Problem
Your output is the lines from the first one to the one containing "const binHalfWidth = 0.0025;", repeated exactly, with images left out.

Material
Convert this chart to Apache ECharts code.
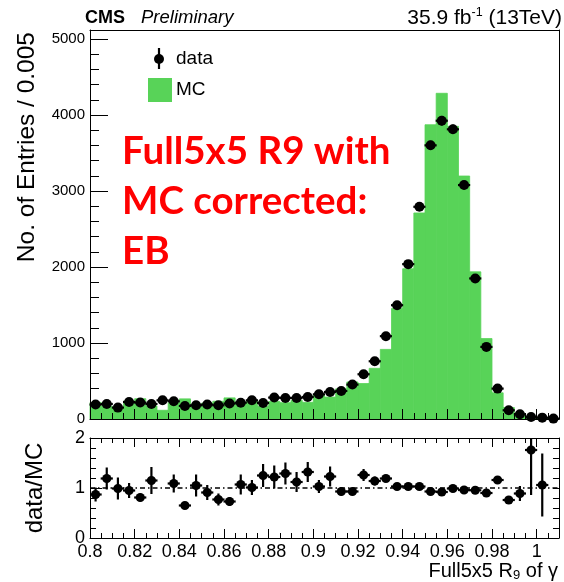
<!DOCTYPE html>
<html>
<head>
<meta charset="utf-8">
<script src="https://cdn.jsdelivr.net/npm/echarts@6/dist/echarts.min.js"></script>
<style>
  html, body { margin: 0; padding: 0; background: #fff; }
  #chart { width: 564px; height: 582px; }
</style>
</head>
<body>
<div id="chart"></div>
<script>
// Full5x5 R9 distribution for barrel photons: data vs. corrected MC, with data/MC ratio.

// Bin centres (bin width 0.005)
const binCenters = [
  0.8025, 0.8075, 0.8125, 0.8175, 0.8225, 0.8275, 0.8325, 0.8375, 0.8425, 0.8475,
  0.8525, 0.8575, 0.8625, 0.8675, 0.8725, 0.8775, 0.8825, 0.8875, 0.8925, 0.8975,
  0.9025, 0.9075, 0.9125, 0.9175, 0.9225, 0.9275, 0.9325, 0.9375, 0.9425, 0.9475,
  0.9525, 0.9575, 0.9625, 0.9675, 0.9725, 0.9775, 0.9825, 0.9875, 0.9925, 0.9975,
  1.0025, 1.0075
];
const binHalfWidth = 0.0025;

// Data entries per bin
const dataCounts = [
  190, 198, 150, 224, 216, 198, 246, 233, 172, 180,
  190, 180, 203, 215, 246, 211, 282, 277, 277, 290,
  325, 356, 369, 453, 589, 760, 1090, 1498, 2038, 2793,
  3602, 3926, 3813, 3079, 1850, 949, 400, 115, 62, 27,
  18, 5
];
const dataErrors = [
  14, 14, 12, 15, 15, 14, 16, 15, 13, 13,
  14, 13, 14, 15, 16, 15, 17, 17, 17, 17,
  18, 19, 19, 21, 24, 28, 33, 39, 45, 53,
  60, 63, 62, 55, 43, 31, 20, 11, 8, 5,
  4, 2
];

// Corrected MC entries per bin
const mcCounts = [
  218, 166, 152, 236, 267, 172, 115, 214, 265, 171,
  209, 234, 278, 201, 244, 169, 231, 215, 247, 220,
  316, 289, 397, 487, 467, 667, 916, 1454, 1978, 2712,
  3873, 4287, 3852, 3198, 1937, 1059, 345, 151, 70, 15,
  17, 0
];

// data/MC ratio and its uncertainty
const ratioValues = [
  0.87, 1.19, 0.99, 0.95, 0.81, 1.15, null, 1.09, 0.65, 1.05,
  0.91, 0.77, 0.73, 1.07, 1.01, 1.25, 1.22, 1.29, 1.12, 1.32,
  1.03, 1.23, 0.93, 0.93, 1.26, 1.14, 1.19, 1.03, 1.03, 1.03,
  0.93, 0.92, 0.99, 0.96, 0.955, 0.90, 1.16, 0.76, 0.89, 1.76,
  1.06, null
];
const ratioErrors = [
  0.14, 0.22, 0.22, 0.15, 0.08, 0.27, 0, 0.18, 0.07, 0.22,
  0.15, 0.12, 0.09, 0.20, 0.15, 0.23, 0.23, 0.22, 0.20, 0.20,
  0.13, 0.20, 0.08, 0.07, 0.12, 0.09, 0.07, 0.04, 0.03, 0.03,
  0.02, 0.02, 0.02, 0.02, 0.03, 0.03, 0.06, 0.08, 0.15, 0.90,
  0.63, 0
];

// Axis ticks and labels
const xMajorTicks = [0.8, 0.82, 0.84, 0.86, 0.88, 0.9, 0.92, 0.94, 0.96, 0.98, 1.0];
const xMinorTicks = [
  0.805, 0.81, 0.815, 0.825, 0.83, 0.835, 0.845, 0.85, 0.855, 0.865, 0.87, 0.875,
  0.885, 0.89, 0.895, 0.905, 0.91, 0.915, 0.925, 0.93, 0.935, 0.945, 0.95, 0.955,
  0.965, 0.97, 0.975, 0.985, 0.99, 0.995, 1.005
];
const mainYMajorTicks = [0, 1000, 2000, 3000, 4000, 5000];
const mainYMinorTicks = [
  200, 400, 600, 800, 1200, 1400, 1600, 1800, 2200, 2400, 2600, 2800,
  3200, 3400, 3600, 3800, 4200, 4400, 4600, 4800
];
const ratioYMajorTicks = [0, 1, 2];
const ratioYMinorTicks = [0.2, 0.4, 0.6, 0.8, 1.2, 1.4, 1.6, 1.8];
const ratioYRightTicks = [0, 0.2, 0.4, 0.6, 0.8, 1, 1.2, 1.4, 1.6, 1.8, 2];

const X_MIN = 0.8, X_MAX = 1.01;
const MAIN_Y_MAX = 5120;
const GREEN = '#58d358';
const FONT = '"Liberation Sans", Arial, sans-serif';
const NOTE_FONT = 'Lato, "Open Sans", sans-serif';

const chart = echarts.init(document.getElementById('chart'), null, { renderer: 'canvas' });

function tickAxis(opts) {
  return {
    type: 'value',
    min: opts.min, max: opts.max,
    gridIndex: opts.grid,
    position: opts.position,
    z: 10,
    splitLine: { show: false },
    axisLine: { show: !!opts.line, onZero: false, lineStyle: { color: '#000', width: 1 } },
    axisTick: {
      show: !!opts.ticks, inside: true, length: opts.length || 0,
      customValues: opts.ticks || undefined,
      lineStyle: { color: '#000', width: 1 }
    },
    axisLabel: opts.labels ? {
      show: true, customValues: opts.labels, margin: opts.margin,
      color: '#000', fontFamily: FONT, fontSize: opts.fontSize,
      formatter: (v) => String(v)
    } : { show: false }
  };
}

// Error-bar marker renderer: horizontal bin-width bar, vertical error, filled circle
function markerRenderer(radius) {
  return function (params, api) {
    const c = api.value(0), v = api.value(1), e = api.value(2);
    if (v == null || isNaN(v)) return null;
    const pc = api.coord([c, v]);
    const pl = api.coord([c - binHalfWidth, v]);
    const pr = api.coord([c + binHalfWidth, v]);
    const pt = api.coord([c, v + e]);
    const pb = api.coord([c, v - e]);
    return {
      type: 'group',
      children: [
        { type: 'line', shape: { x1: pl[0] - 0.5, y1: pl[1], x2: pr[0] + 0.5, y2: pr[1] }, style: { stroke: '#000', lineWidth: 2.2 } },
        { type: 'line', shape: { x1: pt[0], y1: pt[1], x2: pb[0], y2: pb[1] }, style: { stroke: '#000', lineWidth: 2.2 } },
        { type: 'circle', shape: { cx: pc[0], cy: pc[1], r: radius }, style: { fill: '#000' } }
      ]
    };
  };
}

const option = {
  animation: false,
  backgroundColor: '#fff',
  grid: [
    { left: 90, top: 30, width: 469, height: 389 },
    { left: 90, top: 438, width: 469, height: 100 }
  ],
  xAxis: [
    tickAxis({ grid: 0, position: 'bottom', min: X_MIN, max: X_MAX, line: true, ticks: xMajorTicks, length: 10 }),
    tickAxis({ grid: 0, position: 'bottom', min: X_MIN, max: X_MAX, ticks: xMinorTicks, length: 6 }),
    tickAxis({ grid: 0, position: 'top', min: X_MIN, max: X_MAX, line: true }),
    tickAxis({ grid: 1, position: 'bottom', min: X_MIN, max: X_MAX, line: true, ticks: xMajorTicks, length: 9,
               labels: xMajorTicks, margin: 5, fontSize: 18 }),
    tickAxis({ grid: 1, position: 'bottom', min: X_MIN, max: X_MAX, ticks: xMinorTicks, length: 5 }),
    tickAxis({ grid: 1, position: 'top', min: X_MIN, max: X_MAX, line: true, ticks: xMajorTicks, length: 9 }),
    tickAxis({ grid: 1, position: 'top', min: X_MIN, max: X_MAX, ticks: xMinorTicks, length: 5 })
  ],
  yAxis: [
    tickAxis({ grid: 0, position: 'left', min: 0, max: MAIN_Y_MAX, line: true, ticks: mainYMajorTicks, length: 18,
               labels: mainYMajorTicks, margin: 5, fontSize: 15 }),
    tickAxis({ grid: 0, position: 'left', min: 0, max: MAIN_Y_MAX, ticks: mainYMinorTicks, length: 9 }),
    tickAxis({ grid: 0, position: 'right', min: 0, max: MAIN_Y_MAX, line: true }),
    tickAxis({ grid: 1, position: 'left', min: 0, max: 2, line: true, ticks: ratioYMajorTicks, length: 12,
               labels: ratioYMajorTicks, margin: 5, fontSize: 18 }),
    tickAxis({ grid: 1, position: 'left', min: 0, max: 2, ticks: ratioYMinorTicks, length: 6 }),
    tickAxis({ grid: 1, position: 'right', min: 0, max: 2, line: true, ticks: ratioYRightTicks, length: 6 })
  ],
  series: [
    {
      name: 'MC',
      type: 'custom',
      xAxisIndex: 0, yAxisIndex: 0,
      z: 2,
      data: binCenters.map((c, i) => [c, mcCounts[i]]),
      renderItem: function (params, api) {
        const c = api.value(0), v = api.value(1);
        if (!v) return null;
        const p0 = api.coord([c - binHalfWidth, v]);
        const p1 = api.coord([c + binHalfWidth, 0]);
        return {
          type: 'rect',
          shape: { x: p0[0], y: p0[1], width: p1[0] - p0[0], height: p1[1] - p0[1] },
          style: { fill: GREEN, stroke: GREEN, lineWidth: 0.8 }
        };
      }
    },
    {
      name: 'data',
      type: 'custom',
      xAxisIndex: 0, yAxisIndex: 0,
      z: 20,
      data: binCenters.map((c, i) => [c, dataCounts[i], dataErrors[i]]),
      renderItem: markerRenderer(5)
    },
    {
      name: 'unity',
      type: 'line',
      xAxisIndex: 3, yAxisIndex: 3,
      symbol: 'none',
      silent: true,
      z: 3,
      lineStyle: { color: '#000', width: 1.5, type: [5, 3, 1.5, 3] },
      data: [[X_MIN, 1], [X_MAX, 1]]
    },
    {
      name: 'ratio',
      type: 'custom',
      xAxisIndex: 3, yAxisIndex: 3,
      z: 20,
      clip: true,
      data: binCenters.map((c, i) => [c, ratioValues[i], ratioErrors[i]]),
      renderItem: markerRenderer(4.6)
    }
  ],
  graphic: [
    // Header
    { type: 'text', x: 85, y: 18, style: { text: 'CMS', fontFamily: FONT, fontWeight: 'bold', fontSize: 18, fill: '#000', verticalAlign: 'middle' } },
    { type: 'text', x: 141, y: 18, style: { text: 'Preliminary', fontFamily: FONT, fontStyle: 'italic', fontSize: 18.5, fill: '#000', verticalAlign: 'middle' } },
    { type: 'text', x: 562, y: 18, style: {
        text: '35.9 fb{sup|-1} (13TeV)', fontFamily: FONT, fontSize: 21, fill: '#000',
        align: 'right', verticalAlign: 'middle', lineHeight: 23,
        rich: { sup: { fontFamily: FONT, fontSize: 12.5, verticalAlign: 'top', lineHeight: 13, fill: '#000' } }
    } },
    // Legend
    { type: 'line', shape: { x1: 159, y1: 48, x2: 159, y2: 69 }, style: { stroke: '#000', lineWidth: 2.2 } },
    { type: 'circle', shape: { cx: 159, cy: 59, r: 5 }, style: { fill: '#000' } },
    { type: 'text', x: 176, y: 59, style: { text: 'data', fontFamily: FONT, fontSize: 19, fill: '#000', verticalAlign: 'middle' } },
    { type: 'rect', shape: { x: 148, y: 78, width: 24, height: 24 }, style: { fill: GREEN } },
    { type: 'text', x: 176, y: 90, style: { text: 'MC', fontFamily: FONT, fontSize: 19, fill: '#000', verticalAlign: 'middle' } },
    // Annotation
    { type: 'text', x: 122, y: 152, style: { text: 'Full5x5 R9 with', fontFamily: NOTE_FONT, fontWeight: 'bold', fontSize: 38.5, fill: '#ff0000', verticalAlign: 'middle' } },
    { type: 'text', x: 122, y: 202, style: { text: 'MC corrected:', fontFamily: NOTE_FONT, fontWeight: 'bold', fontSize: 38.5, fill: '#ff0000', verticalAlign: 'middle' } },
    { type: 'text', x: 122, y: 252, style: { text: 'EB', fontFamily: NOTE_FONT, fontWeight: 'bold', fontSize: 38.5, fill: '#ff0000', verticalAlign: 'middle' } },
    // Axis titles
    { type: 'text', x: 27, y: 32, rotation: Math.PI / 2, style: { text: 'No. of Entries / 0.005', fontFamily: FONT, fontSize: 24.5, fill: '#000', align: 'right', verticalAlign: 'middle' } },
    { type: 'text', x: 35, y: 488, rotation: Math.PI / 2, style: { text: 'data/MC', fontFamily: FONT, fontSize: 24, fill: '#000', align: 'center', verticalAlign: 'middle' } },
    { type: 'text', x: 558, y: 571, style: {
        text: 'Full5x5 R{sub|9} of γ', fontFamily: FONT, fontSize: 20, fill: '#000',
        align: 'right', verticalAlign: 'middle', lineHeight: 22,
        rich: { sub: { fontFamily: FONT, fontSize: 13, verticalAlign: 'bottom', lineHeight: 13, fill: '#000' } }
    } }
  ]
};

chart.setOption(option);
</script>
</body>
</html>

Task result
Convert this chart to Apache ECharts code.
<!DOCTYPE html>
<html>
<head>
<meta charset="utf-8">
<script src="https://cdn.jsdelivr.net/npm/echarts@6/dist/echarts.min.js"></script>
<style>
  html, body { margin: 0; padding: 0; background: #fff; }
  #chart { width: 564px; height: 582px; }
</style>
</head>
<body>
<div id="chart"></div>
<script>
// Full5x5 R9 distribution for barrel photons: data vs. corrected MC, with data/MC ratio.

// Bin centres (bin width 0.005)
const binCenters = [
  0.8025, 0.8075, 0.8125, 0.8175, 0.8225, 0.8275, 0.8325, 0.8375, 0.8425, 0.8475,
  0.8525, 0.8575, 0.8625, 0.8675, 0.8725, 0.8775, 0.8825, 0.8875, 0.8925, 0.8975,
  0.9025, 0.9075, 0.9125, 0.9175, 0.9225, 0.9275, 0.9325, 0.9375, 0.9425, 0.9475,
  0.9525, 0.9575, 0.9625, 0.9675, 0.9725, 0.9775, 0.9825, 0.9875, 0.9925, 0.9975,
  1.0025, 1.0075
];
const binHalfWidth = 0.0025;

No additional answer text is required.